> **PROBLEM TO WORK ON**
Locate each line containing the string "matplotlib" and copy it out.

Lines of data
────────────────────

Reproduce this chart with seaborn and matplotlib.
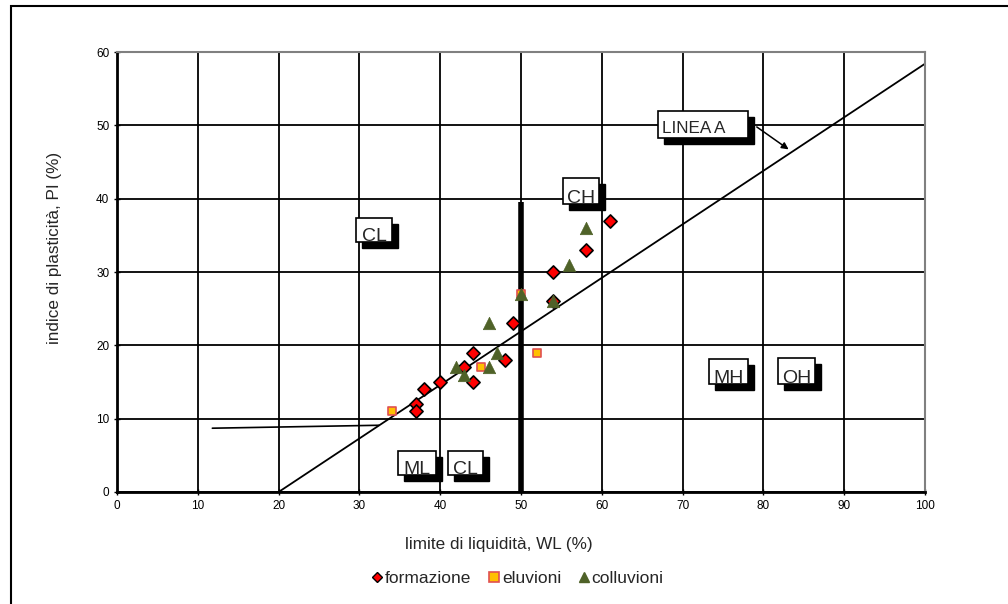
import numpy as np
import pandas as pd
import seaborn as sns
import matplotlib.pyplot as plt
from matplotlib.patches import Rectangle

# dati (WL, PI)
formazione_wl = [61, 58, 54, 54, 49, 44, 48, 43, 44, 40, 38, 37, 37]
formazione_pi = [37, 33, 30, 26, 23, 19, 18, 17, 15, 15, 14, 12, 11]
eluvioni_wl = [50, 52, 45, 34]
eluvioni_pi = [27, 19, 17, 11]
colluvioni_wl = [58, 56, 50, 54, 46, 47, 42, 46, 43]
colluvioni_pi = [36, 31, 27, 26, 23, 19, 17, 17, 16]

# linea A e linee di separazione
linea_a_x = [20, 100]
linea_a_y = [0, 58.4]
orizz_x = [11.8, 32.4]
orizz_y = [8.7, 9.1]
vert_x = [50, 50]
vert_y = [0, 39.5]

# etichette zone
zone_labels = ['CL', 'CH', 'ML', 'CL', 'MH', 'OH', 'LINEA A']
zone_x = [31.8, 57.4, 37.1, 43.1, 75.7, 84.1, 72.5]
zone_y = [35.7, 41.0, 3.95, 3.95, 16.4, 16.5, 50.1]

sns.set_style('white')
plt.rcParams['font.family'] = ['Liberation Sans', 'DejaVu Sans']

fig = plt.figure(figsize=(10.08, 6.04), dpi=100)
ax = fig.add_axes([117 / 1008, 1 - 492 / 604, 808 / 1008, 440 / 604])

# cornice esterna
fig.add_artist(Rectangle((11 / 1008, -0.1), 1.2, 1.1 - 6 / 604, transform=fig.transFigure,
                         fill=False, edgecolor='black', linewidth=1.5))

ax.set_xlim(0, 100)
ax.set_ylim(0, 60)
ax.set_xticks(np.arange(0, 101, 10))
ax.set_yticks(np.arange(0, 61, 10))
ax.grid(True, color='black', linewidth=1.3)
ax.set_axisbelow(True)
for s in ['top', 'right']:
    ax.spines[s].set_color('#808080')
    ax.spines[s].set_linewidth(1.5)
for s in ['left', 'bottom']:
    ax.spines[s].set_color('black')
    ax.spines[s].set_linewidth(2)
ax.tick_params(axis='both', labelsize=8.5, length=4, width=1, direction='inout',
               left=True, bottom=True, colors='black')

ax.plot(linea_a_x, linea_a_y, color='black', linewidth=1.3)
ax.plot(orizz_x, orizz_y, color='black', linewidth=1.2)
ax.plot(vert_x, vert_y, color='black', linewidth=4, solid_capstyle='butt')

df_f = pd.DataFrame({'wl': formazione_wl, 'pi': formazione_pi})
df_e = pd.DataFrame({'wl': eluvioni_wl, 'pi': eluvioni_pi})
df_c = pd.DataFrame({'wl': colluvioni_wl, 'pi': colluvioni_pi})

sns.scatterplot(data=df_f, x='wl', y='pi', ax=ax, marker='D', s=45, color='#FF0000',
                edgecolor='black', linewidth=1.2, label='formazione', zorder=3, legend=False)
sns.scatterplot(data=df_e, x='wl', y='pi', ax=ax, marker='s', s=32, color='#FFC000',
                edgecolor='#E05050', linewidth=1.2, label='eluvioni', zorder=4, legend=False)
sns.scatterplot(data=df_c, x='wl', y='pi', ax=ax, marker='^', s=80, color='#4F6228',
                edgecolor='#4F6228', linewidth=0.5, label='colluvioni', zorder=5, legend=False)

ax.set_xlabel('')
ax.set_ylabel('')
fig.text(499 / 1008, 1 - 545 / 604, 'limite di liquidità, WL (%)', fontsize=12.3,
         ha='center', va='center')
fig.text(55 / 1008, 1 - 248 / 604, 'indice di plasticità, PI (%)', fontsize=12.3,
         ha='center', va='center', rotation=90)

# riquadri con ombra (dimensioni in pixel)
px_x = 808 / 100
px_y = 440 / 60
box_w = [36, 36, 38, 35, 39, 37, 90]
box_h = [24, 26, 24, 24, 25, 26, 27]

for lab, zx, zy, bw, bh in zip(zone_labels, zone_x, zone_y, box_w, box_h):
    w = bw / px_x
    h = bh / px_y
    ax.add_patch(Rectangle((zx - w / 2 + 6 / px_x, zy - h / 2 - 6 / px_y), w, h,
                           facecolor='black', edgecolor='black', zorder=6))
    ax.add_patch(Rectangle((zx - w / 2, zy - h / 2), w, h, facecolor='white',
                           edgecolor='black', linewidth=1.2, zorder=7))
    if lab == 'LINEA A':
        ax.text(zx - w / 2 + 4 / px_x, zy - h / 2 + 5 / px_y, lab, fontsize=12.3,
                ha='left', va='baseline', zorder=8)
    else:
        ax.text(zx, zy - h / 2 + 1.5 / px_y, lab, fontsize=14, ha='center',
                va='baseline', zorder=8)

ax.annotate('', xy=(83.4, 46.5), xytext=(78.9, 50.0),
            arrowprops=dict(arrowstyle='-|>', color='black', lw=1.1, mutation_scale=10), zorder=8)

handles = [
    plt.Line2D([], [], marker='D', linestyle='none', markersize=5.5, markerfacecolor='#FF0000',
               markeredgecolor='black', markeredgewidth=1),
    plt.Line2D([], [], marker='s', linestyle='none', markersize=7, markerfacecolor='#FFC000',
               markeredgecolor='#E05050', markeredgewidth=1.2),
    plt.Line2D([], [], marker='^', linestyle='none', markersize=7, markerfacecolor='#4F6228',
               markeredgecolor='#4F6228'),
]
fig.legend(handles, ['formazione', 'eluvioni', 'colluvioni'], loc='center',
           bbox_to_anchor=(517 / 1008, 1 - 578 / 604), ncol=3, frameon=False,
           fontsize=12.5, handletextpad=0.05, columnspacing=0.9, handlelength=0.8)

fig.savefig('out.png', dpi=100)
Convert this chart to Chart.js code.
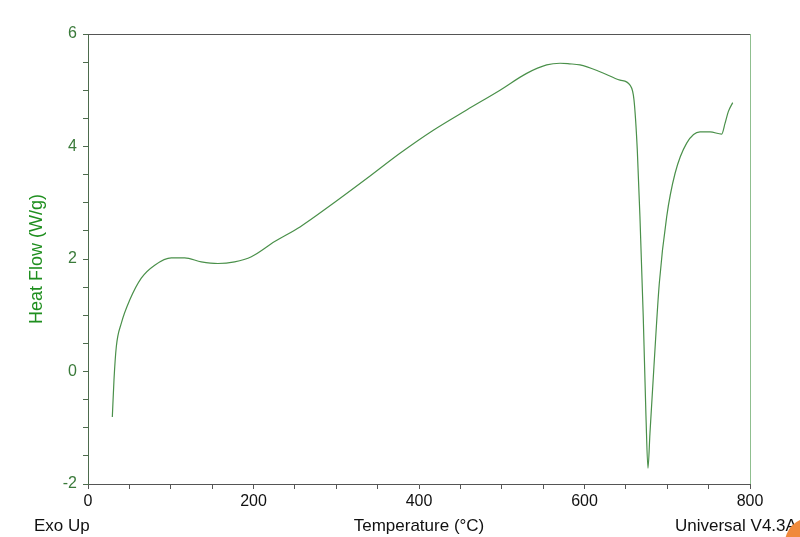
<!DOCTYPE html>
<html>
<head>
  <title>Heat Flow vs Temperature</title>
  <script src="https://cdn.jsdelivr.net/npm/chart.js"></script>
  <style>
    html, body { margin: 0; padding: 0; background: #ffffff; }
    #wrap { width: 800px; height: 537px; }
  </style>
</head>
<body>
  <div id="wrap"><canvas id="chart" width="800" height="537"></canvas></div>
  <script>
    // Temperature (°C) and heat flow (W/g)
    var temperature = [29.4, 31.4, 34.2, 40.3, 50.4, 64.4, 80.6, 100.7, 116.8, 136.9, 157, 177.2, 197.4,
      225.6, 256.2, 296.5, 336.8, 377, 417.3, 457.6, 497.9, 530.1, 554.3, 570.4, 581.6, 594.6, 618.7,
      642.9, 655, 659.8, 663.8, 667, 671, 674.3, 676.7, 679.1, 683.9, 690.4, 699.3, 709.4, 723.5,
      739.6, 751.7, 765.8, 769.8, 773.8, 779.1];
    var heatFlow = [-0.81, -0.15, 0.44, 0.86, 1.27, 1.66, 1.89, 2.02, 2.02, 1.95, 1.92, 1.95, 2.04,
      2.31, 2.57, 2.99, 3.43, 3.88, 4.29, 4.65, 5.0, 5.3, 5.45, 5.48, 5.47, 5.45, 5.33,
      5.18, 5.09, 4.83, 3.94, 2.75, 0.97, -0.8, -1.72, -1.1, 0.085, 1.57, 2.75, 3.52, 4.06,
      4.26, 4.26, 4.22, 4.41, 4.62, 4.78];

    var xLabels = [0, 200, 400, 600, 800];
    var yLabels = [-2, 0, 2, 4, 6];

    var points = temperature.map(function(t, i) { return { x: t, y: heatFlow[i] }; });

    var FONT = '"Liberation Sans", Arial, sans-serif';

    // extra texts, frame lines and the corner mark
    var decor = {
      id: 'decor',
      afterDraw: function(chart) {
        var ctx = chart.ctx;
        var a = chart.chartArea;
        ctx.save();
        ctx.lineWidth = 1;
        ctx.strokeStyle = '#555555';
        ctx.beginPath();
        ctx.moveTo(a.left, a.top + 0.5);
        ctx.lineTo(a.right, a.top + 0.5);
        ctx.stroke();
        ctx.strokeStyle = '#8fbf8f';
        ctx.beginPath();
        ctx.moveTo(a.right + 0.5, a.top);
        ctx.lineTo(a.right + 0.5, a.bottom);
        ctx.stroke();

        ctx.font = '17px ' + FONT;
        ctx.fillStyle = '#111111';
        ctx.textBaseline = 'middle';
        ctx.textAlign = 'left';
        ctx.fillText('Exo Up', 34, 526);
        ctx.fillText('Universal V4.3A', 675, 526);

        ctx.fillStyle = '#f08a3c';
        ctx.beginPath();
        ctx.arc(810, 543, 25, 0, Math.PI * 2);
        ctx.fill();
        ctx.restore();
      }
    };

    new Chart(document.getElementById('chart'), {
      type: 'line',
      data: {
        datasets: [{
          data: points,
          borderColor: '#4a904a',
          borderWidth: 1.2,
          pointRadius: 0,
          fill: false,
          cubicInterpolationMode: 'monotone'
        }]
      },
      options: {
        responsive: false,
        animation: false,
        layout: { padding: { top: 34, right: 50, left: 26, bottom: 0 } },
        plugins: { legend: { display: false }, tooltip: { enabled: false } },
        scales: {
          x: {
            type: 'linear',
            min: 0,
            max: 800,
            afterFit: function(s) { s.height = 53; },
            border: { color: '#555555', width: 1 },
            grid: { drawOnChartArea: false, tickLength: 5, color: '#555555' },
            ticks: {
              stepSize: 50,
              autoSkip: false,
              maxRotation: 0,
              padding: 3,
              color: '#111111',
              font: { family: FONT, size: 16 },
              callback: function(v) { return xLabels.indexOf(v) >= 0 ? String(v) : ''; }
            },
            title: {
              display: true,
              text: 'Temperature (°C)',
              color: '#111111',
              padding: { top: 0, bottom: 0 },
              font: { family: FONT, size: 17 }
            }
          },
          y: {
            min: -2,
            max: 6,
            afterFit: function(s) { s.width = 62; },
            border: { color: '#4d6b4d', width: 1 },
            grid: { drawOnChartArea: false, tickLength: 5, color: '#4d6b4d' },
            ticks: {
              stepSize: 0.5,
              autoSkip: false,
              padding: 6,
              color: '#3a7a3a',
              font: { family: FONT, size: 16 },
              callback: function(v) { return yLabels.indexOf(v) >= 0 ? String(v) : ''; }
            },
            title: {
              display: true,
              text: 'Heat Flow (W/g)',
              color: '#1f8f1f',
              padding: { top: 0, bottom: 0 },
              font: { family: FONT, size: 18 }
            }
          }
        }
      },
      plugins: [decor]
    });
  </script>
</body>
</html>
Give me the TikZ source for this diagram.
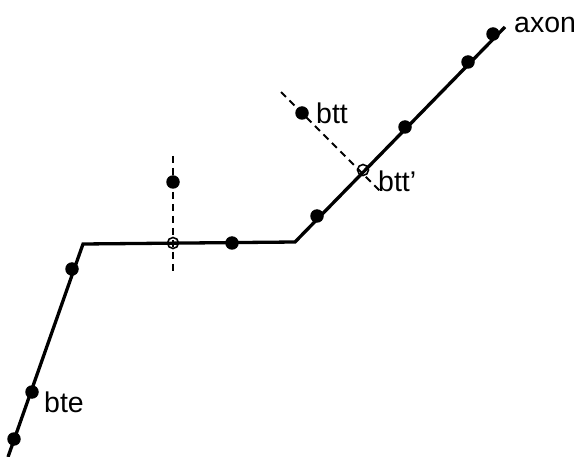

────────────────────

> **CORRECT RESPONSE**
Reproduce this chart with seaborn and matplotlib.
import matplotlib.pyplot as plt
from matplotlib.patches import Rectangle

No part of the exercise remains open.